> Material
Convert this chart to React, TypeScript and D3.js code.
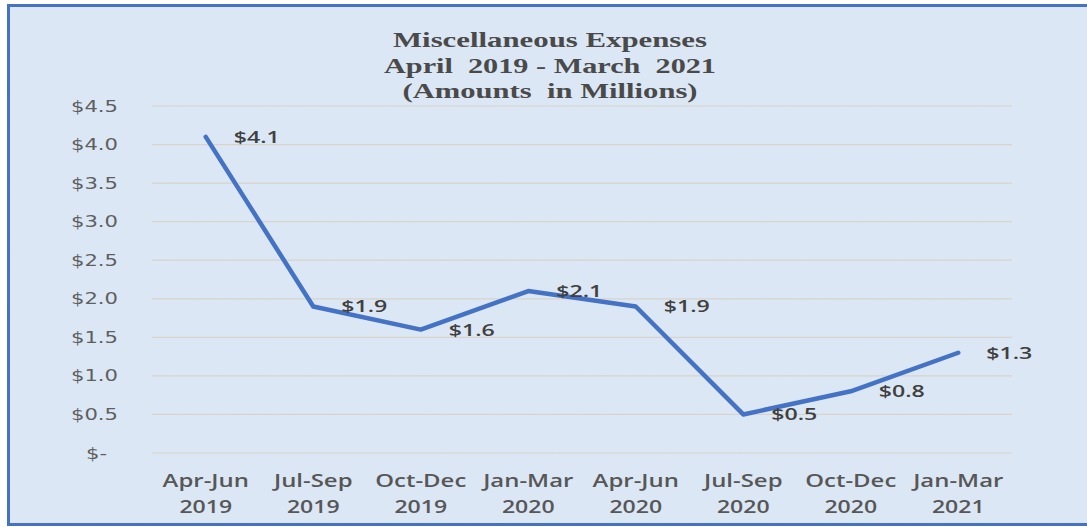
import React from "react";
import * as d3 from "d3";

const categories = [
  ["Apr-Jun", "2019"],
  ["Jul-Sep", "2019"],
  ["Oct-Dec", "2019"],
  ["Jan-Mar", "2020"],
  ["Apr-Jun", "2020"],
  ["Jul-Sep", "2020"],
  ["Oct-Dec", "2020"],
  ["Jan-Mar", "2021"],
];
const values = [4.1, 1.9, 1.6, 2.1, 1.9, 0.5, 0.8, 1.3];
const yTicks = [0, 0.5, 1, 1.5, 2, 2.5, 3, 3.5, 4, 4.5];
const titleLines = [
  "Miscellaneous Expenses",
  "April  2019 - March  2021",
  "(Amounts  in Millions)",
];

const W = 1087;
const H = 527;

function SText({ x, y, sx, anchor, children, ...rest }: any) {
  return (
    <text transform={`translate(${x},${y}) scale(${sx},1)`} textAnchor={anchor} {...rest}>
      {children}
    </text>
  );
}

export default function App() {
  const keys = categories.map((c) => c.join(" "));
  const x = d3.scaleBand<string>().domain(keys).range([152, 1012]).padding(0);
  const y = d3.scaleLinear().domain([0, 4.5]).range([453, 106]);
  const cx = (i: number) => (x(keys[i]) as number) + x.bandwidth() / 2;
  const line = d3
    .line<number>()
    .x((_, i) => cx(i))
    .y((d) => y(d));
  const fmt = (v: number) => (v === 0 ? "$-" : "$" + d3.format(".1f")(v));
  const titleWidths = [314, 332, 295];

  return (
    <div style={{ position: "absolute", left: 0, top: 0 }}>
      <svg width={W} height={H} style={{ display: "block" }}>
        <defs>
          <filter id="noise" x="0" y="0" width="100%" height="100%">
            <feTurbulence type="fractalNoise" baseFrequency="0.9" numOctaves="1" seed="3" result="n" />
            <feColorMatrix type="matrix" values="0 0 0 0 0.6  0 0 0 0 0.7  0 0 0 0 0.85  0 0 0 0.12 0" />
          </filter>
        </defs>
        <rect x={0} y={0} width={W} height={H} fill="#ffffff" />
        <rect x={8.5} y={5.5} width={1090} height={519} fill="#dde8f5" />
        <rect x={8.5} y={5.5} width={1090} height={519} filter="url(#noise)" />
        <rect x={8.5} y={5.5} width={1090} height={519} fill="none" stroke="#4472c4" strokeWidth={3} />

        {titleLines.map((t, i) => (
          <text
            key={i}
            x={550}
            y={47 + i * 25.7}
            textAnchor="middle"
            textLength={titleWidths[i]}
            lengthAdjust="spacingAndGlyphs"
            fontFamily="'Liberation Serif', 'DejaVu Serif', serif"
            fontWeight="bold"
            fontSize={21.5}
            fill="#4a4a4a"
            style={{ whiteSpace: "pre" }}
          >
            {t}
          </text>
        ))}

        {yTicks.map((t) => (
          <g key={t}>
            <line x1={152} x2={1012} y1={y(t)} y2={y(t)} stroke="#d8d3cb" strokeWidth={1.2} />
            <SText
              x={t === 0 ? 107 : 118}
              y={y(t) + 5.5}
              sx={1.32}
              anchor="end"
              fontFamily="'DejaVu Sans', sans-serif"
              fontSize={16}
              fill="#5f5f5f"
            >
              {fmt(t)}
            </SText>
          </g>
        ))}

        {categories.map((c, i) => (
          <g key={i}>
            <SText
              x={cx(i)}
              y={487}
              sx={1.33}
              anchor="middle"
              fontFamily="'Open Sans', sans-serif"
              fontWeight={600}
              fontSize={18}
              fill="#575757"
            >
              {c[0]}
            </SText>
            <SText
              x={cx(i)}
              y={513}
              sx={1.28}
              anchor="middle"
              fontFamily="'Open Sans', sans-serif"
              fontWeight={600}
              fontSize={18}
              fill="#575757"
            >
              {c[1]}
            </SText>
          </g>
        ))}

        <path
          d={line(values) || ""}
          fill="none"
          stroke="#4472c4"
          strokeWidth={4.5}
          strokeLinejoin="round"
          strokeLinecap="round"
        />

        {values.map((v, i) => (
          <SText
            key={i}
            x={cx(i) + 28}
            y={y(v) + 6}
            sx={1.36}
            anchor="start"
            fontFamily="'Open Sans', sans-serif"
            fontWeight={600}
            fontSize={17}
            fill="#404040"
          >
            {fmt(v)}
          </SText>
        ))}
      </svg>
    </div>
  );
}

> To do
Leave the pictures out and reproduce exactly the lines from the top of the listing above through the line with "import * as".

> Answer for the task
Convert this chart to React, TypeScript and D3.js code.
import React from "react";
import * as d3 from "d3";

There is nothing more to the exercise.